Water and sodium homeostasis are closely interrelated and precisely regulated by the kidneys. The disruption of homeostatic balance is a common problem encountered in clinical practice. Water channels and amiloride-sensitive epithelial Na+ channel (ENaC) are representative molecules to determine body fluid-electrolyte parameters in blood and urine.

The first water channel, aquaporin-1 (AQP1), was identified as a 28-kDa membrane protein (CHIP28) in erythrocytes by Peter Agre and coworkers (1). Agre was awarded the 2003 Nobel Prize in Chemistry for this discovery. AQP1 is a constitutively open water channel present at the luminal membrane of the proximal tubule cells and the descending thin limbs of the loop of Henle in the kidney. AQP2 is another important aquaporin localized in the renal collecting ducts (CD) that is critical in regulating urine volume (2). In contrast to AQP1, AQP2 is dynamically regulated and is translocated from intracellular vesicles to the apical plasma membrane in response to dehydration leading to water reabsorption from urine via the luminal AQP2. Loss-of-function mutations in the AQP2 cause congenital nephrogenic diabetes insipidus.
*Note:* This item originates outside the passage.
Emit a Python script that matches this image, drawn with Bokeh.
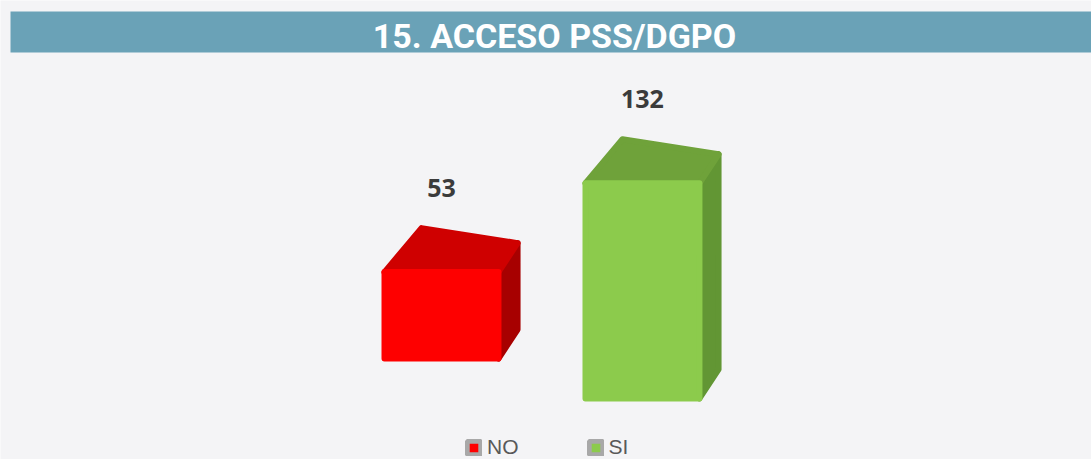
from bokeh.plotting import figure
from bokeh.models import Range1d, Legend, LegendItem
from bokeh.core.properties import value
from bokeh.embed import file_html
from bokeh.resources import INLINE

# ---- data ----
title_text = "15. ACCESO PSS/DGPO"
categories = ["NO", "SI"]
counts = [53, 132]
front_colors = ["#fe0000", "#8ccb4c"]
top_colors = ["#cf0000", "#6fa23a"]
side_colors = ["#a70000", "#629634"]

# ---- style ----
BG = "#f4f4f6"
HEADER = "#6aa2b7"
W, H = 1091, 459
X0, X1 = -2.194, 3.234
Y0 = -61.96
Y1 = Y0 + H / 1.63

def px_x(px):
    return X0 + px * (X1 - X0) / W

def px_y(py):
    return Y1 - py * (Y1 - Y0) / H

p = figure(width=W, height=H, x_range=Range1d(X0, X1), y_range=Range1d(Y0, Y1),
           title=None, toolbar_location=None, output_backend="svg", min_border=0,
           x_axis_location=None, y_axis_location=None)
p.grid.visible = False
p.outline_line_color = None
p.background_fill_color = BG
p.border_fill_color = BG

# header bar and title
p.quad(left=[px_x(10)], right=[X1], bottom=[px_y(52)], top=[px_y(11)],
       fill_color=HEADER, line_color=None)
p.text(x=[px_x(554)], y=[px_y(35)], text=[title_text], text_font=value("Roboto"),
       text_font_style="bold", text_font_size="34px", text_color="white",
       text_align="center", text_baseline="middle")

# pseudo-3D bars
BAR_W = 0.567
FLOOR_DROP = 24.5          # perspective drop of the floor per category
L_DX, L_DY = 0.184, 27.0   # depth offset of back-left edge
R_DX, R_DY = 0.095, 17.8   # depth offset of back-right edge

front_xs, front_ys, top_xs, top_ys, side_xs, side_ys = [], [], [], [], [], []
label_x, label_y = [], []
for i, v in enumerate(counts):
    x0, x1 = i - BAR_W / 2, i + BAR_W / 2
    b = -i * FLOOR_DROP
    t = b + v
    front_xs.append([x0, x1, x1, x0]); front_ys.append([b, b, t, t])
    top_xs.append([x0, x1, x1 + R_DX, x0 + L_DX]); top_ys.append([t, t, t + R_DY, t + L_DY])
    side_xs.append([x1, x1 + R_DX, x1 + R_DX, x1]); side_ys.append([t, t + R_DY, b + R_DY, b])
    label_x.append(i); label_y.append(t)

p.patches(side_xs, side_ys, fill_color=side_colors, line_color=side_colors, line_width=6, line_join="round")
p.patches(top_xs, top_ys, fill_color=top_colors, line_color=top_colors, line_width=6, line_join="round")
p.patches(front_xs, front_ys, fill_color=front_colors, line_color=front_colors, line_width=6, line_join="round")

p.text(x=label_x, y=label_y, text=[str(v) for v in counts], y_offset=-84,
       text_font=value("Open Sans"), text_font_style="bold", text_font_size="25px",
       text_color="#3b3b3b", text_align="center", text_baseline="middle")

# legend (swatches only, not drawn in the plot)
nan = float("nan")
items = []
for cat, col in zip(categories, front_colors):
    r = p.quad(left=[nan], right=[nan], top=[nan], bottom=[nan], fill_color=col,
               line_color="#a8a8a8", line_width=5)
    items.append(LegendItem(label=cat, renderers=[r]))
legend = Legend(items=items, orientation="horizontal", location=(465, 0),
                glyph_width=17, glyph_height=17, label_standoff=5, spacing=68,
                padding=0, margin=0, border_line_color=None, background_fill_alpha=0,
                label_text_font="Liberation Sans", label_text_font_size="21px",
                label_text_color="#595959")
p.add_layout(legend)

open("out.html", "w").write(file_html(p, INLINE))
ENaC is a plasma membrane protein localized primarily in the renal CD that plays a fundamental role in sodium reabsorption and regulates body sodium content and blood pressure. Canessa et al. found the first ENaC subunit (α), cloned from the colon of salt-deprived rats, in 1993 (3). Two other subunits (β and γ) were identified by functional complementation of the α subunit (4). Liddle syndrome is caused by gain-of-function mutations in the ENaC that induce impairment of its degradation by the ubiquitin-proteasome system and a subsequent increase in ENaC expression.

References

  1. Preston GM, Carroll TP, Guggino WB, Agre P. Appearance of water channels in Xenopus oocytes expressing red cell CHIP28 protein. Science. 1992;256(5055):385-7.
  2. Fushimi K, Uchida S, Hara Y, Hirata Y, Marumo F, Sasaki S. Cloning and expression of apical membrane water channel of rat kidney collecting tubule. Nature. 1993;361(6412):549-52.
  3. Canessa CM, Horisberger JD, Rossier BC. Epithelial sodium channel related to proteins involved in neurodegeneration. Nature. 1993;361(6411):467-70.
  4. Canessa CM, Schild L, Buell G, Thorens B, Gautschi I, Horisberger JD, Rossier BC. Amiloride-sensitive epithelial Na+ channel is made of three homologous subunits. Nature. 1994;367(6462):463-7.